Consequently, petitioner was declared in default and trial proceeded ex-parte and a judgment in default rendered against her.  Petitioner filed a Notice of Appeal (Ex Abundanti Cautelam) with the court a quo.

The provision in question, Section 4 of Rule 16 of the Rules of Court, cannot be any clearer:

“Sec. 4.  Time to plead. – If the motion to dismiss is denied or if determination thereof is deferred, the movant shall file his answer within the period prescribed by Rule 11, computed from the time he received notice of the denial or deferment, unless the court provides a different period.”[11]

This provision has received a categorical interpretation in Matute vs. Court of Appeals[12], wherein this pronouncement was made:

"Rule 11, section 1 of the Revised Rules of Court gives the defendant a period of fifteen (15) days after service of summons within which to file his answer and serve a copy thereof upon the plaintiff, unless a different period is fixed by the court.  However, within the period of time for pleading, the defendant is entitled to move for dismissal of the action on any of the grounds enumerated in Rule 16.  If the motion to dismiss is denied or if determination thereof is deferred, the movant shall file his answer within the period prescribed by Rule 11, computed from the time he receives notice of the denial or deferment, unless the court provides a different period (Rule 16, section 4).  x x x.”

Under this provision, where the motion to dismiss is denied, the defendant has the entire reglementary period all over again within which to file his answer reckoned from his receipt of the court’s order, unless otherwise provided by said court.[13] In the instant case, the court a quo gave petitioner ten (10) days to file answer and this is reasonable as correctly pointed out by the Court of Appeals considering that “from the date respondent received the summons up to the time she filed her answer on March 29, 1994, she had a total of one hundred three (103) days.”

We also note that petitioner’s counsel did not bother to seek relief from the order of default in accordance with Section 3, Rule 18 of the Rules of Court.[14] Counsel did not even attempt to have the order of default set aside as provided for in said rule.

In fine, the Court of Appeals committed no reversible error in affirming the court a quo’s orders denying the dismissal of the complaint.

WHEREFORE, the instant petition is hereby DENIED.  The decision and resolution of the Court of Appeals dated July 27, 1994 and November 7, 1994, respectively, in CA G.R. SP No. 33889 are AFFIRMED.

SO ORDERED.

Melo, (Chairman), Vitug, and Panganiban, JJ., concur.

Purisima, J., no part, participated in the rendition of judgement below.



[1] Penned by Justice Corona Ibay-Somera and concurred in by Justices Fidel P. Purisima and Asaali S. Isnani.

[2] Penned by Judge Camilo O. Montesa, Jr.

[3] Rollo, p. 31.

[4] Rollo, p. 14.

[5] Citing Atty.
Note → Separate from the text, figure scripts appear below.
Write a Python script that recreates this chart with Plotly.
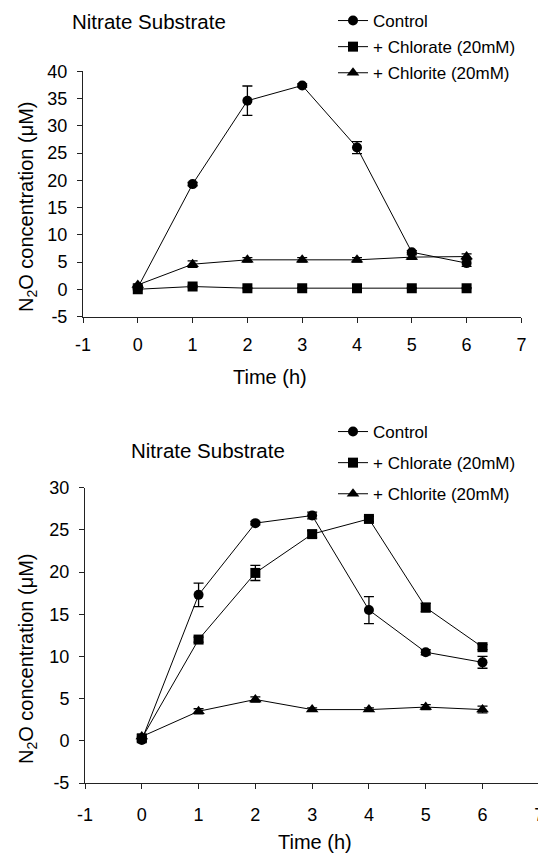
import plotly.graph_objects as go

# page body has an 8px default margin, so the figure is drawn from (8, 8)
OFF = 8
W, H = 546 - OFF, 853 - OFF

# ---------------- data ----------------
time_h = [0, 1, 2, 3, 4, 5, 6]

top_control = [0.3, 19.3, 34.6, 37.4, 26.0, 6.8, 4.8]
top_control_err = [0.2, 0.3, 2.7, 0.3, 1.1, 0.3, 0.6]
top_chlorate = [0.0, 0.5, 0.2, 0.2, 0.2, 0.2, 0.2]
top_chlorate_err = [0.1, 0.2, 0.1, 0.1, 0.1, 0.1, 0.1]
top_chlorite = [0.8, 4.6, 5.4, 5.4, 5.4, 5.9, 6.0]
top_chlorite_err = [0.2, 0.6, 0.4, 0.4, 0.4, 0.4, 0.5]

bot_control = [0.1, 17.3, 25.8, 26.7, 15.5, 10.5, 9.3]
bot_control_err = [0.2, 1.4, 0.2, 0.4, 1.6, 0.3, 0.7]
bot_chlorate = [0.3, 12.0, 19.9, 24.5, 26.3, 15.8, 11.1]
bot_chlorate_err = [0.2, 0.3, 0.9, 0.4, 0.3, 0.5, 0.3]
bot_chlorite = [0.5, 3.5, 4.9, 3.7, 3.7, 4.0, 3.7]
bot_chlorite_err = [0.2, 0.3, 0.3, 0.2, 0.2, 0.3, 0.4]

x_ticks = [-1, 0, 1, 2, 3, 4, 5, 6, 7]
x_ticktext = ["-1", "0", "1", "2", "3", "4", "5", "6", "7"]
top_y_ticks = [-5, 0, 5, 10, 15, 20, 25, 30, 35, 40]
top_y_ticktext = ["-5", "0", "5", "10", "15", "20", "25", "30", "35", "40"]
bot_y_ticks = [-5, 0, 5, 10, 15, 20, 25, 30]
bot_y_ticktext = ["-5", "0", "5", "10", "15", "20", "25", "30"]

series_names = ["Control", "+ Chlorate (20mM)", "+ Chlorite (20mM)"]
symbols = ["circle", "square", "triangle-up"]
panel_title = "Nitrate Substrate"
x_title = "Time (h)"
y_title = "N<sub>2</sub>O concentration (\u03bcM)"

FONT = "Liberation Sans, Arial, Helvetica, sans-serif"


def px_x(p):
    return (p - OFF) / W


def px_y(p):
    return 1 - (p - OFF) / H


fig = go.Figure()

panels = [
    ("x", "y", "legend", [top_control, top_chlorate, top_chlorite],
     [top_control_err, top_chlorate_err, top_chlorite_err], "t"),
    ("x2", "y2", "legend2", [bot_control, bot_chlorate, bot_chlorite],
     [bot_control_err, bot_chlorate_err, bot_chlorite_err], "b"),
]

for xa, ya, leg, vals, errs, tag in panels:
    for name, sym, v, e in zip(series_names, symbols, vals, errs):
        fig.add_trace(go.Scatter(
            x=time_h, y=v, name=name, mode="lines+markers",
            xaxis=xa, yaxis=ya, legend=leg, legendgroup=tag + name,
            line=dict(color="black", width=1),
            marker=dict(symbol=sym, size=10 if sym != "triangle-up" else 11,
                        color="black"),
            error_y=dict(type="data", array=e, visible=True,
                         color="black", thickness=1.3, width=5),
        ))

axis_common = dict(
    showgrid=False, zeroline=False, showline=True, linecolor="#222",
    linewidth=1, ticks="outside", ticklen=5, tickcolor="#222",
    tickfont=dict(family=FONT, size=18, color="black"),
    tickmode="array", ticklabeloverflow="allow",
)

fig.update_layout(
    width=W, height=H, autosize=False,
    margin=dict(l=0, r=0, t=0, b=0, autoexpand=False),
    paper_bgcolor="white", plot_bgcolor="white",
    font=dict(family=FONT, color="black"),
    xaxis=dict(domain=[px_x(83), px_x(521.4)], range=[-1, 7],
               tickvals=x_ticks, ticktext=x_ticktext,
               anchor="y", ticklabelstandoff=7, **axis_common),
    yaxis=dict(domain=[px_y(316.5), px_y(71.3)], range=[-5, 40],
               tickvals=top_y_ticks, ticktext=top_y_ticktext,
               anchor="x", ticklabelstandoff=6, **axis_common),
    xaxis2=dict(domain=[px_x(85), px_x(539.3)], range=[-1, 7],
                tickvals=x_ticks, ticktext=x_ticktext,
                anchor="y2", ticklabelstandoff=10, **axis_common),
    yaxis2=dict(domain=[px_y(783), px_y(487.7)], range=[-5, 30],
                tickvals=bot_y_ticks, ticktext=bot_y_ticktext,
                anchor="x2", ticklabelstandoff=6, **axis_common),
    legend=dict(x=px_x(333), y=px_y(3), xanchor="left", yanchor="top",
                font=dict(family=FONT, size=17), bgcolor="rgba(0,0,0,0)",
                tracegroupgap=1, itemclick=False),
    legend2=dict(x=px_x(333), y=px_y(414), xanchor="left", yanchor="top",
                 font=dict(family=FONT, size=17), bgcolor="rgba(0,0,0,0)",
                 tracegroupgap=6, itemclick=False),
    showlegend=True,
)

annotations = [
    dict(text=panel_title, x=px_x(70), y=px_y(8), xanchor="left",
         yanchor="top", font=dict(size=20.5)),
    dict(text=panel_title, x=px_x(129), y=px_y(450), xanchor="left",
         yanchor="middle", font=dict(size=20.5)),
    dict(text=x_title, x=px_x(270), y=px_y(377), xanchor="center",
         yanchor="middle", font=dict(size=20)),
    dict(text=x_title, x=px_x(315), y=px_y(842), xanchor="center",
         yanchor="middle", font=dict(size=20)),
    dict(text=y_title, x=px_x(27), y=px_y(207), xanchor="center",
         yanchor="middle", textangle=-90, font=dict(size=20)),
    dict(text=y_title, x=px_x(27), y=px_y(659), xanchor="center",
         yanchor="middle", textangle=-90, font=dict(size=20)),
]
for a in annotations:
    a.update(xref="paper", yref="paper", showarrow=False)
    a["font"].update(family=FONT, color="black")
fig.update_layout(annotations=annotations)

fig.write_html("out.html")
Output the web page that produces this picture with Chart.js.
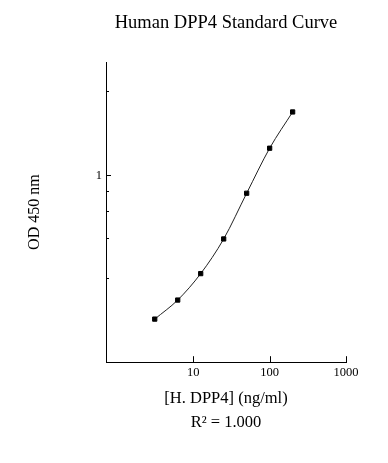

Paredes vs. IAC, 185 SCRA 134 (1990); Sumalinog vs. Doronio, 184 SCRA 187 (1990); Boncato vs. Siason, 138 SCRA 414 (1985).

[6] 268 SCRA 727 (1997).

[7] At pp. 739-740.

[8] Drilon vs. Court of Appeals, 270 SCRA 211 (1997).

[9] SECTION 1. Time to answer. – Within fifteen (15) days after service of summons the defendant shall file his answer and serve a copy thereof upon the plaintiff , unless a different period is fixed by the court.

[10] Rollo, p. 29.

[11] Emphasis supplied.

[12] 26 SCRA 768 (1969).

[13] BA Finance Corp. vs. Pineda, et al., 119 SCRA 493 (1982).

[14] SEC. 3. Relief from order of default. – A party declared in default may at any time after discovery thereof and before judgment file a motion under oath to set aside the order of default upon proper showing that his failure to answer was due to fraud, accident, mistake or excusable neglect and that he has a meritorious defense.  In such case the order of default may be set aside on such terms and conditions as the judge may impose in the interest of justice.